While the detention centers are crowded, Marshall said the immigrants at the facilities are being treated humanely and the Custom and Border Protection agents are doing the best they can with the resources they have.

“The officers are doing everything they can to enforce the law, but unfortunately our border patrol officers are spending 60 percent of their time being humanitarian workers,” Marshall said.

“Could we do better? Of course we could but until we shut the funnel off, until we slow down these refugees from coming across the border it’s just going to get worse,” he said.

Marshall added that normally immigrants only spend a few hours in the processing centers before they are transferred to Immigration and Customs Enforcement detention facilities, but ICE is also dealing with overcrowding and is refusing to take people. As a result, CBP is forced to house immigrants in the processing centers for extended periods of time.

For Marshall, the return trip to the border reinforced his belief that a wall needs to be built and Congress must do more.

“The president was right. The president is right. We have to build the wall,” he said.

Last week, Congress approved a $4.6 billion aid package to care for immigrants flowing over the southern border, but Marshall said that money is going to run out soon.

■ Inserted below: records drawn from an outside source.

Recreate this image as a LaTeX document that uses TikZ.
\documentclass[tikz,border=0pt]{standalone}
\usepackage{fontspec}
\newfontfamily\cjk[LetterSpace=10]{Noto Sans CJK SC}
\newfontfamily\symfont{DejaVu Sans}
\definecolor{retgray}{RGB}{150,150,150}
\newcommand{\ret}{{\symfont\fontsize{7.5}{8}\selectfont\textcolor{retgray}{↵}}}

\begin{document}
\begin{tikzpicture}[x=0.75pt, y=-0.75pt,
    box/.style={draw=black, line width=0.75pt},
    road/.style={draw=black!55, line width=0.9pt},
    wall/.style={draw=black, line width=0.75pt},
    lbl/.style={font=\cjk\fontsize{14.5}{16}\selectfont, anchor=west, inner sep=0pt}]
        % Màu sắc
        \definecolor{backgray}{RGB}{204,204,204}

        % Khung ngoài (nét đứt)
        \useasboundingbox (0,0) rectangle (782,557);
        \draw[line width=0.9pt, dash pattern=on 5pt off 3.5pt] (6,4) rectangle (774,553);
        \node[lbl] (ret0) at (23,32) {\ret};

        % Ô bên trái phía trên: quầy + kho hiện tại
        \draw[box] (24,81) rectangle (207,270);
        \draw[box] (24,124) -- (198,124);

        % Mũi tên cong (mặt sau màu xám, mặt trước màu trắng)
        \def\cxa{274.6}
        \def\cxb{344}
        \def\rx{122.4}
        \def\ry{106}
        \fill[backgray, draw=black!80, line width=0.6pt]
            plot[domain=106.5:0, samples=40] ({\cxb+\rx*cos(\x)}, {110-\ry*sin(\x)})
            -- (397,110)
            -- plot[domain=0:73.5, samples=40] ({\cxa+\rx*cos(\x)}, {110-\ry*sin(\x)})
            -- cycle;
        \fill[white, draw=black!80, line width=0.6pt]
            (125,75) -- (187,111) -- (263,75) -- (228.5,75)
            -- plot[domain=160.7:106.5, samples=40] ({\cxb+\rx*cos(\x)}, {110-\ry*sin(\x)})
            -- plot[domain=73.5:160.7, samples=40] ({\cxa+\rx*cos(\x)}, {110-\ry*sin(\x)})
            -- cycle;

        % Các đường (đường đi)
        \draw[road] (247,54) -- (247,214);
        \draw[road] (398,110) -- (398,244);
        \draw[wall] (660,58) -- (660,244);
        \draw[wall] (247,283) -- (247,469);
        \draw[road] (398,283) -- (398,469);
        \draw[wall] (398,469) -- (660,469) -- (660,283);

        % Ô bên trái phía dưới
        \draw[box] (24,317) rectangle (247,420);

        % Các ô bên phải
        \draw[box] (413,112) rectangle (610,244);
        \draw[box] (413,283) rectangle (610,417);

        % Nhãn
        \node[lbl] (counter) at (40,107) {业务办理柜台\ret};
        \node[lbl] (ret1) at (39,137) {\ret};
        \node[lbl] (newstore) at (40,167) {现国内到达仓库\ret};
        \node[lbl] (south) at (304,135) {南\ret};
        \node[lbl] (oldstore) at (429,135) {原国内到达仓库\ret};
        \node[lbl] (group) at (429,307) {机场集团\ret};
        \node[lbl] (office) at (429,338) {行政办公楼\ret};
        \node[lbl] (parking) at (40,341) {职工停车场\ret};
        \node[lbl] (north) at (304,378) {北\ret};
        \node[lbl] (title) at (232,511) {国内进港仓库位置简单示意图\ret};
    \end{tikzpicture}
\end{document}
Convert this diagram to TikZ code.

Currently, Marshall said there are about 60,000 people being held in the facilities at a cost of a $1,000 per day. That is a cost of $60 million per day, and he estimated it would last about 80 days.

“I want to do everything we can do help people, we need to be humanitarian,” Marshall said. “But even the United States has a finite amount of resources, and until we build the wall, until Congress does its job and closes the loopholes on the asylum, it’s only going to get worse.”

So is there a compromise? Can lawmakers find some common ground? Marshall isn’t optimistic.

“We had legislation on the House floor last summer that would have cured 95 percent of this problem,” Marshall said. “It had $25 billion of funding for the wall, it had significant agriculture guest worker visas, a DACA fix and it closed the asylum loophole, but Democrats would not support the bill. I couldn’t get all the Republicans to support it, so it died.”

He added he believes the judiciary committee in the House should be leading the effort to help solve the issue, but they are investigating President Trump instead.

“It’s got to be one of the biggest frustrations of my life is the solution is right there in front of us, but Nancy Pelosi is going to put politics ahead of the American people,” Marshall said.